Generating Dialogues from Egocentric Instructional Videos for Task Assistance: Dataset, Method and Benchmark

Lavisha Aggarwal
Vikas Bahirwani
Lin Li
Andrea Colaco
2025
Google Scholar

Abstract

Many everyday tasks ranging from fixing appliances, cooking recipes to car maintenance require expert knowledge, especially when tasks are complex and multi-step. Despite growing interest in AI agents, there is a scarcity of dialogue-video datasets grounded for real world task assistance. In this paper, we propose a simple yet effective approach that transforms single-person instructional videos into task-guidance two-person dialogues, aligned with fine grained steps and video-clips. Our fully automatic approach, powered by large language models, offers an efficient alternative to the substantial cost and effort required for manual data collection.
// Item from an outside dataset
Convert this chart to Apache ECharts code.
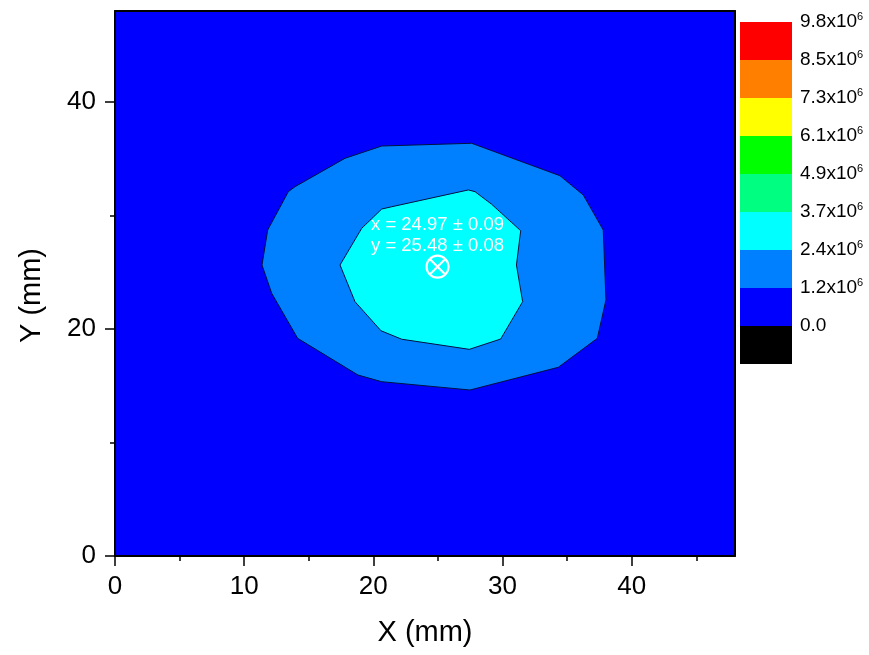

Using this technique, we build HowToDIV, a large-scale dataset containing 507 conversations, 6636 question-answer pairs and 24 hours of videoclips across diverse tasks in cooking, mechanics, and planting. Each session includes multi-turn conversation where an expert teaches a novice user how to perform a task step by step, while observing user's surrounding through a camera and microphone equipped wearable device. We establish the baseline benchmark performance on HowToDIV dataset through Gemma-3 model, for future research on this new task of dialogues for procedural-task assistance. Our dataset and code are publicly available at our project page: https://github.com/google/howtodiv.